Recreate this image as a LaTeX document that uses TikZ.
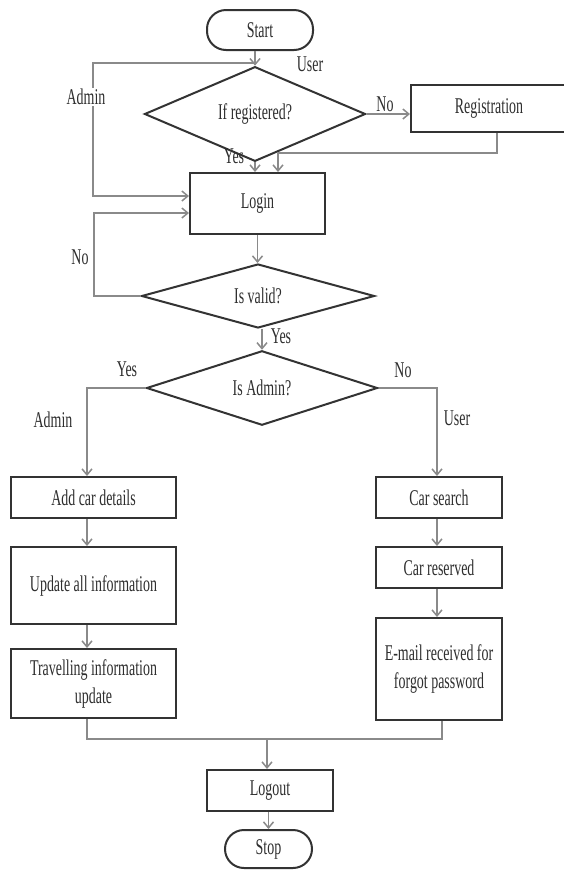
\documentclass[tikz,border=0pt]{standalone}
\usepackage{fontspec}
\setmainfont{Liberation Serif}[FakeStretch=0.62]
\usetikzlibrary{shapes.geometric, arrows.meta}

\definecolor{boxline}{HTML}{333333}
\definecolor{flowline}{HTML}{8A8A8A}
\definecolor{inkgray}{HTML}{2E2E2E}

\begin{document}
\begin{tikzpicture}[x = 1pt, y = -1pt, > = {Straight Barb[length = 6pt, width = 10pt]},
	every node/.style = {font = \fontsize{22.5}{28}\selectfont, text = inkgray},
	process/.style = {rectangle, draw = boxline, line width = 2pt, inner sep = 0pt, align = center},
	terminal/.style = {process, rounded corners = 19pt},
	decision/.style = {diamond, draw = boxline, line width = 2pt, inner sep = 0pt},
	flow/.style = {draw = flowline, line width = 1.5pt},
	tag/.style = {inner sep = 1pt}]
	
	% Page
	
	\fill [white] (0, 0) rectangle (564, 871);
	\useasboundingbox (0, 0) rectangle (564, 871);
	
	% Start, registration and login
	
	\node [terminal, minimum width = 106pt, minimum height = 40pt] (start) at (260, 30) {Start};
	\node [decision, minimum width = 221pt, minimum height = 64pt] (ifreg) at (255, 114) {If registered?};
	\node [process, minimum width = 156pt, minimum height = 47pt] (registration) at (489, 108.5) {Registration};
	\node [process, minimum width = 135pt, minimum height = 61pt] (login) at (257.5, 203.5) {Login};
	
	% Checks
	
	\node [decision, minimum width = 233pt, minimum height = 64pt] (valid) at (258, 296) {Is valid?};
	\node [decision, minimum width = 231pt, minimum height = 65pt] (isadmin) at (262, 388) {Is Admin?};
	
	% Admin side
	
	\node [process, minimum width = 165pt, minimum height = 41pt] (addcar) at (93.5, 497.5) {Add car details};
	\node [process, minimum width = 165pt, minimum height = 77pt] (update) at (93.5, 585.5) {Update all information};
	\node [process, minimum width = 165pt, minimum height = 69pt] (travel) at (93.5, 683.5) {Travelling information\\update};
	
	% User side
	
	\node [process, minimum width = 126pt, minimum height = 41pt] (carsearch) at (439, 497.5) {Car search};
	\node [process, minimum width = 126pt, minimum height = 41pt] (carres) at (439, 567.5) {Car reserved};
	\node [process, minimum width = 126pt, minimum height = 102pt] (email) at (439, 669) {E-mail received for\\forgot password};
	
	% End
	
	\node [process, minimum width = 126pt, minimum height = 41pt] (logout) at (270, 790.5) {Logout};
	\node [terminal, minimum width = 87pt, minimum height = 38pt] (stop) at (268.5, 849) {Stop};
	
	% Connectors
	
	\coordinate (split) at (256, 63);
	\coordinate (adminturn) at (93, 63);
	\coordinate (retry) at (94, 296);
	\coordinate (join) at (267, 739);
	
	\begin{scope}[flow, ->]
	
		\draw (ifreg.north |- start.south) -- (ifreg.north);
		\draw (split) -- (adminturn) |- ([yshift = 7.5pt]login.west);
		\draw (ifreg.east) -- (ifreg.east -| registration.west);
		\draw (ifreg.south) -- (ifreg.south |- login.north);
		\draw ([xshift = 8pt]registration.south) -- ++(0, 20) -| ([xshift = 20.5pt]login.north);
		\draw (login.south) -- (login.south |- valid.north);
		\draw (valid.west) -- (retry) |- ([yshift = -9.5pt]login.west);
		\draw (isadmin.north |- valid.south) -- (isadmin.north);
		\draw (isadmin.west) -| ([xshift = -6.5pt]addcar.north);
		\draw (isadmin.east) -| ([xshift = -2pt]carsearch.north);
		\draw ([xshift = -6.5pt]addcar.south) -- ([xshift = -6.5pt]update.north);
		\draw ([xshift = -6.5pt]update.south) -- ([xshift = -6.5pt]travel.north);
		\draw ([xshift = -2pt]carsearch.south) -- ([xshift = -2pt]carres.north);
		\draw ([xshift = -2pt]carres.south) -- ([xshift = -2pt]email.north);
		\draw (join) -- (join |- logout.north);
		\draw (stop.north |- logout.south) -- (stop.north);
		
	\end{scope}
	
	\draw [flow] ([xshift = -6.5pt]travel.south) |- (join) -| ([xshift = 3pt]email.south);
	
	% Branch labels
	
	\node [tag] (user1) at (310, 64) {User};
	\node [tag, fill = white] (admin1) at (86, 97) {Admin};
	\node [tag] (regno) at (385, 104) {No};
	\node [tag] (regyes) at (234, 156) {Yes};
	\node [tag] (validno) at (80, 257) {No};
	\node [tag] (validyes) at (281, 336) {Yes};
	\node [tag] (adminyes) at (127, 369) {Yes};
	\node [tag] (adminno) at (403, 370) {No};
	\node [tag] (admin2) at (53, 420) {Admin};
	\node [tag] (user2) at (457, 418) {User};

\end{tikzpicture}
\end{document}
==========
DIRECTIVE: Print out the lines exactly, skipping any picture.

CORRECT OUTPUT:
Recreate this image as a LaTeX document that uses TikZ.
\documentclass[tikz,border=0pt]{standalone}
\usepackage{fontspec}
\setmainfont{Liberation Serif}[FakeStretch=0.62]
\usetikzlibrary{shapes.geometric, arrows.meta}

\definecolor{boxline}{HTML}{333333}
\definecolor{flowline}{HTML}{8A8A8A}
\definecolor{inkgray}{HTML}{2E2E2E}

\begin{document}
\begin{tikzpicture}[x = 1pt, y = -1pt, > = {Straight Barb[length = 6pt, width = 10pt]},
	every node/.style = {font = \fontsize{22.5}{28}\selectfont, text = inkgray},
	process/.style = {rectangle, draw = boxline, line width = 2pt, inner sep = 0pt, align = center},
	terminal/.style = {process, rounded corners = 19pt},
	decision/.style = {diamond, draw = boxline, line width = 2pt, inner sep = 0pt},
	flow/.style = {draw = flowline, line width = 1.5pt},
	tag/.style = {inner sep = 1pt}]
	
	% Page
	
	\fill [white] (0, 0) rectangle (564, 871);
	\useasboundingbox (0, 0) rectangle (564, 871);
	
	% Start, registration and login
	
	\node [terminal, minimum width = 106pt, minimum height = 40pt] (start) at (260, 30) {Start};
	\node [decision, minimum width = 221pt, minimum height = 64pt] (ifreg) at (255, 114) {If registered?};
	\node [process, minimum width = 156pt, minimum height = 47pt] (registration) at (489, 108.5) {Registration};
	\node [process, minimum width = 135pt, minimum height = 61pt] (login) at (257.5, 203.5) {Login};
	
	% Checks
	
	\node [decision, minimum width = 233pt, minimum height = 64pt] (valid) at (258, 296) {Is valid?};
	\node [decision, minimum width = 231pt, minimum height = 65pt] (isadmin) at (262, 388) {Is Admin?};
	
	% Admin side
	
	\node [process, minimum width = 165pt, minimum height = 41pt] (addcar) at (93.5, 497.5) {Add car details};
	\node [process, minimum width = 165pt, minimum height = 77pt] (update) at (93.5, 585.5) {Update all information};
	\node [process, minimum width = 165pt, minimum height = 69pt] (travel) at (93.5, 683.5) {Travelling information\\update};
	
	% User side
	
	\node [process, minimum width = 126pt, minimum height = 41pt] (carsearch) at (439, 497.5) {Car search};
	\node [process, minimum width = 126pt, minimum height = 41pt] (carres) at (439, 567.5) {Car reserved};
	\node [process, minimum width = 126pt, minimum height = 102pt] (email) at (439, 669) {E-mail received for\\forgot password};
	
	% End
	
	\node [process, minimum width = 126pt, minimum height = 41pt] (logout) at (270, 790.5) {Logout};
	\node [terminal, minimum width = 87pt, minimum height = 38pt] (stop) at (268.5, 849) {Stop};
	
	% Connectors
	
	\coordinate (split) at (256, 63);
	\coordinate (adminturn) at (93, 63);
	\coordinate (retry) at (94, 296);
	\coordinate (join) at (267, 739);
	
	\begin{scope}[flow, ->]
	
		\draw (ifreg.north |- start.south) -- (ifreg.north);
		\draw (split) -- (adminturn) |- ([yshift = 7.5pt]login.west);
		\draw (ifreg.east) -- (ifreg.east -| registration.west);
		\draw (ifreg.south) -- (ifreg.south |- login.north);
		\draw ([xshift = 8pt]registration.south) -- ++(0, 20) -| ([xshift = 20.5pt]login.north);
		\draw (login.south) -- (login.south |- valid.north);
		\draw (valid.west) -- (retry) |- ([yshift = -9.5pt]login.west);
		\draw (isadmin.north |- valid.south) -- (isadmin.north);
		\draw (isadmin.west) -| ([xshift = -6.5pt]addcar.north);
		\draw (isadmin.east) -| ([xshift = -2pt]carsearch.north);
		\draw ([xshift = -6.5pt]addcar.south) -- ([xshift = -6.5pt]update.north);
		\draw ([xshift = -6.5pt]update.south) -- ([xshift = -6.5pt]travel.north);
		\draw ([xshift = -2pt]carsearch.south) -- ([xshift = -2pt]carres.north);
		\draw ([xshift = -2pt]carres.south) -- ([xshift = -2pt]email.north);
		\draw (join) -- (join |- logout.north);
		\draw (stop.north |- logout.south) -- (stop.north);
		
	\end{scope}
	
	\draw [flow] ([xshift = -6.5pt]travel.south) |- (join) -| ([xshift = 3pt]email.south);
	
	% Branch labels
	
	\node [tag] (user1) at (310, 64) {User};
	\node [tag, fill = white] (admin1) at (86, 97) {Admin};
	\node [tag] (regno) at (385, 104) {No};
	\node [tag] (regyes) at (234, 156) {Yes};
	\node [tag] (validno) at (80, 257) {No};
	\node [tag] (validyes) at (281, 336) {Yes};
	\node [tag] (adminyes) at (127, 369) {Yes};
	\node [tag] (adminno) at (403, 370) {No};
	\node [tag] (admin2) at (53, 420) {Admin};
	\node [tag] (user2) at (457, 418) {User};

\end{tikzpicture}
\end{document}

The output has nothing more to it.